• [PROBLEM STATEMENT]
Please write the listing below out again exactly, leaving every picture behind.
★ ★ ★ ★
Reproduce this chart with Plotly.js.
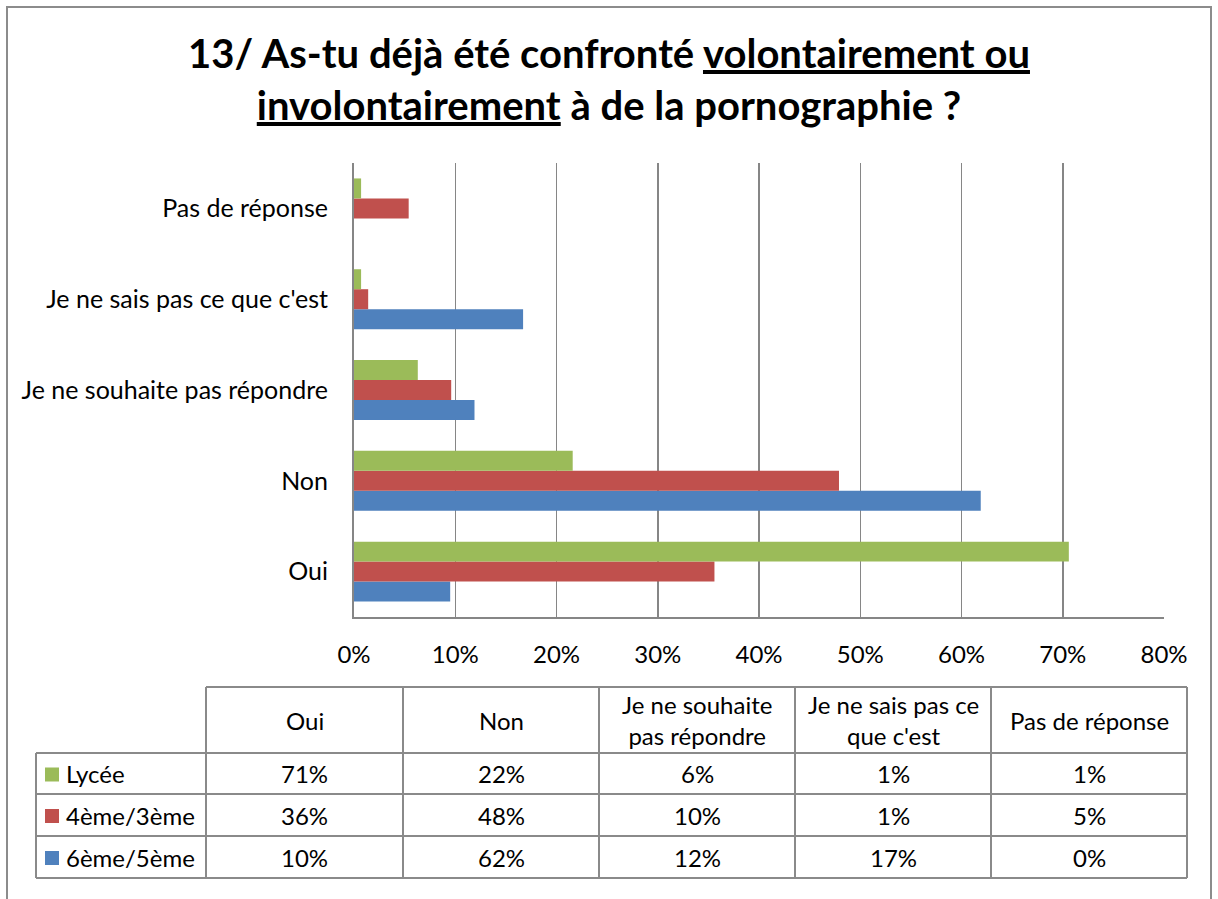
<!DOCTYPE html>
<html>
<head>
<meta charset="utf-8">
<script src="https://cdn.plot.ly/plotly-3.0.1.min.js"></script>
<style>
  html, body { margin: 0; padding: 0; background: #ffffff; }
  #chart { width: 1218px; height: 899px; }
</style>
</head>
<body>
<div id="chart"></div>
<script>
// ---- Data (values in %) ----
const categories = ["Oui", "Non", "Je ne souhaite pas répondre", "Je ne sais pas ce que c'est", "Pas de réponse"];
const seriesNames = ["6ème/5ème", "4ème/3ème", "Lycée"];
const sixieme = [9.5, 61.9, 11.9, 16.7, 0];
const quatrieme = [35.6, 47.9, 9.6, 1.4, 5.4];
const lycee = [70.6, 21.6, 6.3, 0.7, 0.7];
const xTicks = [0, 10, 20, 30, 40, 50, 60, 70, 80];
const titleText = "13/ As-tu déjà été confronté <u>volontairement ou</u><br><u>involontairement</u> à de la pornographie ?";

// ---- Style ----
const colors = { "6ème/5ème": "#4F81BD", "4ème/3ème": "#C0504D", "Lycée": "#9BBB59" };
const FONT = "Lato, 'Open Sans', sans-serif";
const FS = 24;
const gridColor = "#868686";
const W = 1218, H = 899;
const M = { l: 354, r: 54, t: 163, b: 282 };
const PW = W - M.l - M.r, PH = H - M.t - M.b;
const px = x => (x - M.l) / PW;
const py = y => (H - M.b - y) / PH;

const seriesValues = { "6ème/5ème": sixieme, "4ème/3ème": quatrieme, "Lycée": lycee };

const traces = seriesNames.map(name => ({
  type: "bar",
  orientation: "h",
  name: name,
  y: categories,
  x: seriesValues[name],
  marker: { color: colors[name] },
  hoverinfo: "x+name"
}));

// ---- Table below the chart (shapes + annotations) ----
const colEdges = [36, 206, 403, 599, 795, 991, 1187];
const rowEdges = [687, 753, 794, 836, 878];
const lineStyle = { color: "#8a8a8a", width: 2 };
const shapes = [];
const annotations = [];

// outer frame
shapes.push({ type: "rect", xref: "paper", yref: "paper", x0: px(7), x1: px(1211), y0: py(7), y1: py(905),
  line: { color: "#8c8c8c", width: 2 }, fillcolor: "rgba(0,0,0,0)", layer: "below" });

// horizontal lines
rowEdges.forEach((y, i) => {
  const xStart = i === 0 ? colEdges[1] : colEdges[0];
  shapes.push({ type: "line", xref: "paper", yref: "paper", x0: px(xStart), x1: px(colEdges[6]), y0: py(y), y1: py(y), line: lineStyle });
});
// vertical lines
colEdges.forEach((x, i) => {
  const yStart = i === 0 ? rowEdges[1] : rowEdges[0];
  shapes.push({ type: "line", xref: "paper", yref: "paper", x0: px(x), x1: px(x), y0: py(yStart), y1: py(rowEdges[4]), line: lineStyle });
});

function wrap(s, n) {
  const words = s.split(" ");
  const lines = []; let cur = "";
  words.forEach(w => {
    if ((cur + " " + w).trim().length > n && cur) { lines.push(cur); cur = w; }
    else cur = (cur + " " + w).trim();
  });
  if (cur) lines.push(cur);
  return lines.join("<br>");
}

const tableFont = { family: FONT, size: FS, color: "#000" };
// header
categories.forEach((c, j) => {
  annotations.push({ xref: "paper", yref: "paper", x: px((colEdges[j + 1] + colEdges[j + 2]) / 2), y: py((rowEdges[0] + rowEdges[1]) / 2),
    text: wrap(c, 17), showarrow: false, font: tableFont, xanchor: "center", yanchor: "middle", align: "center" });
});
// rows: Lycée, 4ème, 6ème (top to bottom)
const rowOrder = ["Lycée", "4ème/3ème", "6ème/5ème"];
rowOrder.forEach((name, r) => {
  const yc = (rowEdges[r + 1] + rowEdges[r + 2]) / 2;
  shapes.push({ type: "rect", xref: "paper", yref: "paper", x0: px(45), x1: px(59), y0: py(yc - 6), y1: py(yc + 8),
    fillcolor: colors[name], line: { width: 0 } });
  annotations.push({ xref: "paper", yref: "paper", x: px(64), y: py(yc), text: name, showarrow: false, font: tableFont,
    xanchor: "left", yanchor: "middle" });
  seriesValues[name].forEach((v, j) => {
    annotations.push({ xref: "paper", yref: "paper", x: px((colEdges[j + 1] + colEdges[j + 2]) / 2), y: py(yc),
      text: Math.round(v) + "%", showarrow: false, font: tableFont, xanchor: "center", yanchor: "middle" });
  });
});

const layout = {
  width: W, height: H,
  margin: M,
  paper_bgcolor: "#ffffff",
  plot_bgcolor: "#ffffff",
  showlegend: false,
  barmode: "group",
  bargap: 0.34,
  bargroupgap: 0,
  font: { family: FONT, size: FS, color: "#000" },
  title: {
    text: titleText,
    font: { family: FONT, size: 40, color: "#000", weight: "bold" },
    x: 0.5, xanchor: "center",
    y: 1 - 68 / H, yanchor: "middle", yref: "container"
  },
  xaxis: {
    range: [0, 80],
    tickvals: xTicks,
    ticktext: xTicks.map(v => v + "%"),
    showgrid: true, gridcolor: gridColor, gridwidth: 1.5,
    zeroline: false,
    showline: true, linecolor: gridColor, linewidth: 1.5,
    ticks: "", ticklabelstandoff: 16,
    tickfont: { family: FONT, size: FS, color: "#000" },
    fixedrange: true
  },
  yaxis: {
    type: "category",
    range: [-0.5, 4.5],
    showgrid: false,
    showline: true, linecolor: gridColor, linewidth: 2,
    ticks: "", ticklabelstandoff: 19,
    tickfont: { family: FONT, size: 25, color: "#000" },
    fixedrange: true
  },
  shapes: shapes,
  annotations: annotations
};

Plotly.newPlot("chart", traces, layout, { displayModeBar: false, staticPlot: true });
</script>
</body>
</html>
★ ★ ★ ★
• [RESULT]
Reproduce this chart with Plotly.js.
<!DOCTYPE html>
<html>
<head>
<meta charset="utf-8">
<script src="https://cdn.plot.ly/plotly-3.0.1.min.js"></script>
<style>
  html, body { margin: 0; padding: 0; background: #ffffff; }
  #chart { width: 1218px; height: 899px; }
</style>
</head>
<body>
<div id="chart"></div>
<script>
// ---- Data (values in %) ----
const categories = ["Oui", "Non", "Je ne souhaite pas répondre", "Je ne sais pas ce que c'est", "Pas de réponse"];
const seriesNames = ["6ème/5ème", "4ème/3ème", "Lycée"];
const sixieme = [9.5, 61.9, 11.9, 16.7, 0];
const quatrieme = [35.6, 47.9, 9.6, 1.4, 5.4];
const lycee = [70.6, 21.6, 6.3, 0.7, 0.7];
const xTicks = [0, 10, 20, 30, 40, 50, 60, 70, 80];
const titleText = "13/ As-tu déjà été confronté <u>volontairement ou</u><br><u>involontairement</u> à de la pornographie ?";

// ---- Style ----
const colors = { "6ème/5ème": "#4F81BD", "4ème/3ème": "#C0504D", "Lycée": "#9BBB59" };
const FONT = "Lato, 'Open Sans', sans-serif";
const FS = 24;
const gridColor = "#868686";
const W = 1218, H = 899;
const M = { l: 354, r: 54, t: 163, b: 282 };
const PW = W - M.l - M.r, PH = H - M.t - M.b;
const px = x => (x - M.l) / PW;
const py = y => (H - M.b - y) / PH;

const seriesValues = { "6ème/5ème": sixieme, "4ème/3ème": quatrieme, "Lycée": lycee };

const traces = seriesNames.map(name => ({
  type: "bar",
  orientation: "h",
  name: name,
  y: categories,
  x: seriesValues[name],
  marker: { color: colors[name] },
  hoverinfo: "x+name"
}));

// ---- Table below the chart (shapes + annotations) ----
const colEdges = [36, 206, 403, 599, 795, 991, 1187];
const rowEdges = [687, 753, 794, 836, 878];
const lineStyle = { color: "#8a8a8a", width: 2 };
const shapes = [];
const annotations = [];

// outer frame
shapes.push({ type: "rect", xref: "paper", yref: "paper", x0: px(7), x1: px(1211), y0: py(7), y1: py(905),
  line: { color: "#8c8c8c", width: 2 }, fillcolor: "rgba(0,0,0,0)", layer: "below" });

// horizontal lines
rowEdges.forEach((y, i) => {
  const xStart = i === 0 ? colEdges[1] : colEdges[0];
  shapes.push({ type: "line", xref: "paper", yref: "paper", x0: px(xStart), x1: px(colEdges[6]), y0: py(y), y1: py(y), line: lineStyle });
});
// vertical lines
colEdges.forEach((x, i) => {
  const yStart = i === 0 ? rowEdges[1] : rowEdges[0];
  shapes.push({ type: "line", xref: "paper", yref: "paper", x0: px(x), x1: px(x), y0: py(yStart), y1: py(rowEdges[4]), line: lineStyle });
});

function wrap(s, n) {
  const words = s.split(" ");
  const lines = []; let cur = "";
  words.forEach(w => {
    if ((cur + " " + w).trim().length > n && cur) { lines.push(cur); cur = w; }
    else cur = (cur + " " + w).trim();
  });
  if (cur) lines.push(cur);
  return lines.join("<br>");
}

const tableFont = { family: FONT, size: FS, color: "#000" };
// header
categories.forEach((c, j) => {
  annotations.push({ xref: "paper", yref: "paper", x: px((colEdges[j + 1] + colEdges[j + 2]) / 2), y: py((rowEdges[0] + rowEdges[1]) / 2),
    text: wrap(c, 17), showarrow: false, font: tableFont, xanchor: "center", yanchor: "middle", align: "center" });
});
// rows: Lycée, 4ème, 6ème (top to bottom)
const rowOrder = ["Lycée", "4ème/3ème", "6ème/5ème"];
rowOrder.forEach((name, r) => {
  const yc = (rowEdges[r + 1] + rowEdges[r + 2]) / 2;
  shapes.push({ type: "rect", xref: "paper", yref: "paper", x0: px(45), x1: px(59), y0: py(yc - 6), y1: py(yc + 8),
    fillcolor: colors[name], line: { width: 0 } });
  annotations.push({ xref: "paper", yref: "paper", x: px(64), y: py(yc), text: name, showarrow: false, font: tableFont,
    xanchor: "left", yanchor: "middle" });
  seriesValues[name].forEach((v, j) => {
    annotations.push({ xref: "paper", yref: "paper", x: px((colEdges[j + 1] + colEdges[j + 2]) / 2), y: py(yc),
      text: Math.round(v) + "%", showarrow: false, font: tableFont, xanchor: "center", yanchor: "middle" });
  });
});

const layout = {
  width: W, height: H,
  margin: M,
  paper_bgcolor: "#ffffff",
  plot_bgcolor: "#ffffff",
  showlegend: false,
  barmode: "group",
  bargap: 0.34,
  bargroupgap: 0,
  font: { family: FONT, size: FS, color: "#000" },
  title: {
    text: titleText,
    font: { family: FONT, size: 40, color: "#000", weight: "bold" },
    x: 0.5, xanchor: "center",
    y: 1 - 68 / H, yanchor: "middle", yref: "container"
  },
  xaxis: {
    range: [0, 80],
    tickvals: xTicks,
    ticktext: xTicks.map(v => v + "%"),
    showgrid: true, gridcolor: gridColor, gridwidth: 1.5,
    zeroline: false,
    showline: true, linecolor: gridColor, linewidth: 1.5,
    ticks: "", ticklabelstandoff: 16,
    tickfont: { family: FONT, size: FS, color: "#000" },
    fixedrange: true
  },
  yaxis: {
    type: "category",
    range: [-0.5, 4.5],
    showgrid: false,
    showline: true, linecolor: gridColor, linewidth: 2,
    ticks: "", ticklabelstandoff: 19,
    tickfont: { family: FONT, size: 25, color: "#000" },
    fixedrange: true
  },
  shapes: shapes,
  annotations: annotations
};

Plotly.newPlot("chart", traces, layout, { displayModeBar: false, staticPlot: true });
</script>
</body>
</html>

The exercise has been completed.